Problem to work on:
Provide an exact copy of the data, excluding the images.

Source excerpt:
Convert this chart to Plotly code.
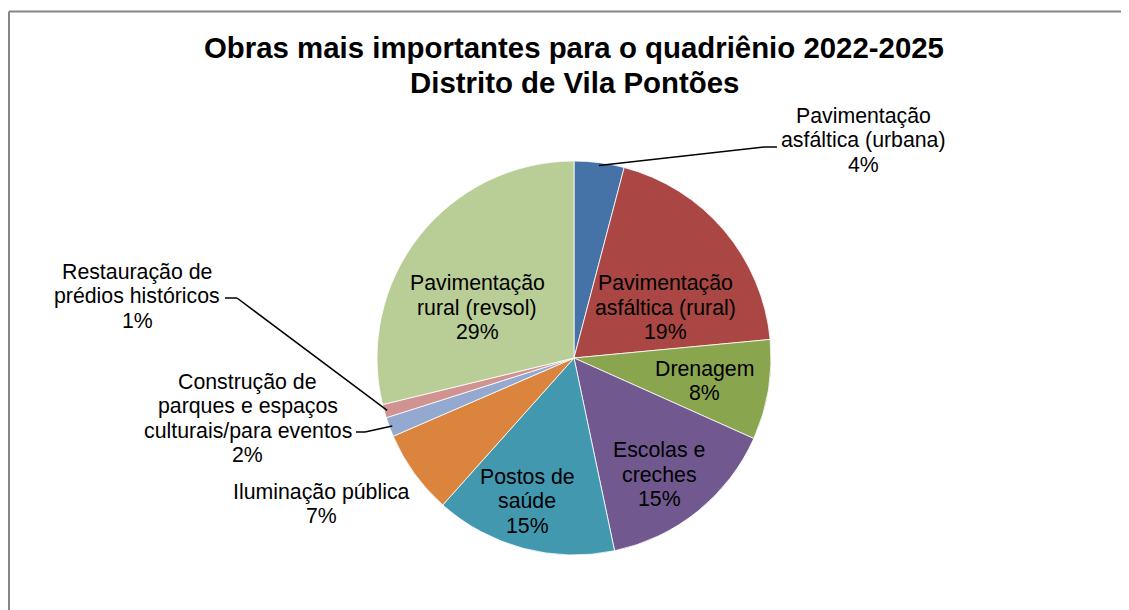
import math
import plotly.graph_objects as go

# ---------------- data ----------------
categories = [
    "Pavimentação asfáltica (urbana)",
    "Pavimentação asfáltica (rural)",
    "Drenagem",
    "Escolas e creches",
    "Postos de saúde",
    "Iluminação pública",
    "Construção de parques e espaços culturais/para eventos",
    "Restauração de prédios históricos",
    "Pavimentação rural (revsol)",
]
values = [4.1, 19.4, 8.2, 15.0, 14.9, 6.9, 1.6, 1.1, 28.8]
title_lines = ["Obras mais importantes para o quadriênio 2022-2025",
               "Distrito de Vila Pontões"]

# ---------------- style / layout ----------------
colors = ["#4572A7", "#AA4643", "#89A54E", "#71588F", "#4198AF",
          "#DB843D", "#93A9CF", "#D19392", "#B9CD96"]
# wrapped label lines (category text split for display)
label_lines = [
    ["Pavimentação", "asfáltica (urbana)"],
    ["Pavimentação", "asfáltica (rural)"],
    ["Drenagem"],
    ["Escolas e", "creches"],
    ["Postos de", "saúde"],
    ["Iluminação pública"],
    ["Construção de", "parques e espaços", "culturais/para eventos"],
    ["Restauração de", "prédios históricos"],
    ["Pavimentação", "rural (revsol)"],
]
# label block centers in page pixels
label_pos = [
    (863, 140.5), (665.5, 307.5), (704, 381), (659, 474.5), (527, 501),
    (321.5, 504), (247.5, 418.5), (137, 296), (477, 307.5),
]
# leader lines: (elbow, end) on label side
leaders = {
    0: [(765, 147), (777, 147)],
    6: [(365, 432), (356, 432)],
    7: [(237, 298), (225, 298)],
}

W, H = 1129, 610
OFF = 8  # page offset of the plot div (body margin)
CX, CY, R = 574, 358, 197
FONT = "Arial, 'Liberation Sans', sans-serif"
LINE_H = 24.5


def px(x):
    return (x - OFF) / W


def py(y):
    return 1 - (y - OFF) / H


fig = go.Figure(go.Pie(
    labels=categories,
    values=values,
    sort=False,
    direction="clockwise",
    rotation=0,
    textinfo="none",
    hoverinfo="label+percent",
    marker=dict(colors=colors, line=dict(color="white", width=0.8)),
    domain=dict(x=[px(CX - R), px(CX + R)], y=[py(CY + R), py(CY - R)]),
    showlegend=False,
))

annotations = []
shapes = []
total = sum(values)

# title
for i, t in enumerate(title_lines):
    annotations.append(dict(
        x=px(574), y=py(48 + i * 34), xref="paper", yref="paper",
        text="<b>" + t + "</b>", showarrow=False,
        xanchor="center", yanchor="middle",
        font=dict(family=FONT, size=29.4, color="black")))

cum = 0.0
for i, v in enumerate(values):
    pct = f"{round(v / total * 100):.0f}%"
    lines = label_lines[i] + [pct]
    cx, cy = label_pos[i]
    n = len(lines)
    for j, ln in enumerate(lines):
        yy = cy + (j - (n - 1) / 2) * LINE_H
        annotations.append(dict(
            x=px(cx), y=py(yy), xref="paper", yref="paper",
            text=ln, showarrow=False, xanchor="center", yanchor="middle",
            font=dict(family=FONT, size=21.3, color="black")))
    mid = (cum + v / 2) / total * 2 * math.pi
    cum += v
    if i in leaders:
        ax = CX + 0.985 * R * math.sin(mid)
        ay = CY - 0.985 * R * math.cos(mid)
        pts = [(ax, ay)] + leaders[i]
        for (x0, y0), (x1, y1) in zip(pts[:-1], pts[1:]):
            shapes.append(dict(type="line", xref="paper", yref="paper",
                               x0=px(x0), y0=py(y0), x1=px(x1), y1=py(y1),
                               line=dict(color="black", width=1.5)))

# chart frame (top and left edges; others lie outside the window)
frame = dict(color="#868686", width=2)
shapes.append(dict(type="line", xref="paper", yref="paper", layer="below",
                   x0=px(9), y0=py(11.5), x1=px(W + 40), y1=py(11.5),
                   line=frame))
shapes.append(dict(type="line", xref="paper", yref="paper", layer="below",
                   x0=px(9), y0=py(11.5), x1=px(9), y1=py(H + 40),
                   line=frame))

fig.update_layout(
    width=W, height=H,
    margin=dict(l=0, r=0, t=0, b=0),
    paper_bgcolor="white",
    plot_bgcolor="white",
    annotations=annotations,
    shapes=shapes,
)

fig.write_html("out.html")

The solution:
Convert this chart to Plotly code.
import math
import plotly.graph_objects as go

# ---------------- data ----------------
categories = [
    "Pavimentação asfáltica (urbana)",
    "Pavimentação asfáltica (rural)",
    "Drenagem",
    "Escolas e creches",
    "Postos de saúde",
    "Iluminação pública",
    "Construção de parques e espaços culturais/para eventos",
    "Restauração de prédios históricos",
    "Pavimentação rural (revsol)",
]
values = [4.1, 19.4, 8.2, 15.0, 14.9, 6.9, 1.6, 1.1, 28.8]
title_lines = ["Obras mais importantes para o quadriênio 2022-2025",
               "Distrito de Vila Pontões"]

# ---------------- style / layout ----------------
colors = ["#4572A7", "#AA4643", "#89A54E", "#71588F", "#4198AF",
          "#DB843D", "#93A9CF", "#D19392", "#B9CD96"]
# wrapped label lines (category text split for display)
label_lines = [
    ["Pavimentação", "asfáltica (urbana)"],
    ["Pavimentação", "asfáltica (rural)"],
    ["Drenagem"],
    ["Escolas e", "creches"],
    ["Postos de", "saúde"],
    ["Iluminação pública"],
    ["Construção de", "parques e espaços", "culturais/para eventos"],
    ["Restauração de", "prédios históricos"],
    ["Pavimentação", "rural (revsol)"],
]
# label block centers in page pixels
label_pos = [
    (863, 140.5), (665.5, 307.5), (704, 381), (659, 474.5), (527, 501),
    (321.5, 504), (247.5, 418.5), (137, 296), (477, 307.5),
]
# leader lines: (elbow, end) on label side
leaders = {
    0: [(765, 147), (777, 147)],
    6: [(365, 432), (356, 432)],
    7: [(237, 298), (225, 298)],
}

W, H = 1129, 610
OFF = 8  # page offset of the plot div (body margin)
CX, CY, R = 574, 358, 197
FONT = "Arial, 'Liberation Sans', sans-serif"
LINE_H = 24.5


def px(x):
    return (x - OFF) / W


def py(y):
    return 1 - (y - OFF) / H


fig = go.Figure(go.Pie(
    labels=categories,
    values=values,
    sort=False,
    direction="clockwise",
    rotation=0,
    textinfo="none",
    hoverinfo="label+percent",
    marker=dict(colors=colors, line=dict(color="white", width=0.8)),
    domain=dict(x=[px(CX - R), px(CX + R)], y=[py(CY + R), py(CY - R)]),
    showlegend=False,
))

annotations = []
shapes = []
total = sum(values)

# title
for i, t in enumerate(title_lines):
    annotations.append(dict(
        x=px(574), y=py(48 + i * 34), xref="paper", yref="paper",
        text="<b>" + t + "</b>", showarrow=False,
        xanchor="center", yanchor="middle",
        font=dict(family=FONT, size=29.4, color="black")))

cum = 0.0
for i, v in enumerate(values):
    pct = f"{round(v / total * 100):.0f}%"
    lines = label_lines[i] + [pct]
    cx, cy = label_pos[i]
    n = len(lines)
    for j, ln in enumerate(lines):
        yy = cy + (j - (n - 1) / 2) * LINE_H
        annotations.append(dict(
            x=px(cx), y=py(yy), xref="paper", yref="paper",
            text=ln, showarrow=False, xanchor="center", yanchor="middle",
            font=dict(family=FONT, size=21.3, color="black")))
    mid = (cum + v / 2) / total * 2 * math.pi
    cum += v
    if i in leaders:
        ax = CX + 0.985 * R * math.sin(mid)
        ay = CY - 0.985 * R * math.cos(mid)
        pts = [(ax, ay)] + leaders[i]
        for (x0, y0), (x1, y1) in zip(pts[:-1], pts[1:]):
            shapes.append(dict(type="line", xref="paper", yref="paper",
                               x0=px(x0), y0=py(y0), x1=px(x1), y1=py(y1),
                               line=dict(color="black", width=1.5)))

# chart frame (top and left edges; others lie outside the window)
frame = dict(color="#868686", width=2)
shapes.append(dict(type="line", xref="paper", yref="paper", layer="below",
                   x0=px(9), y0=py(11.5), x1=px(W + 40), y1=py(11.5),
                   line=frame))
shapes.append(dict(type="line", xref="paper", yref="paper", layer="below",
                   x0=px(9), y0=py(11.5), x1=px(9), y1=py(H + 40),
                   line=frame))

fig.update_layout(
    width=W, height=H,
    margin=dict(l=0, r=0, t=0, b=0),
    paper_bgcolor="white",
    plot_bgcolor="white",
    annotations=annotations,
    shapes=shapes,
)

fig.write_html("out.html")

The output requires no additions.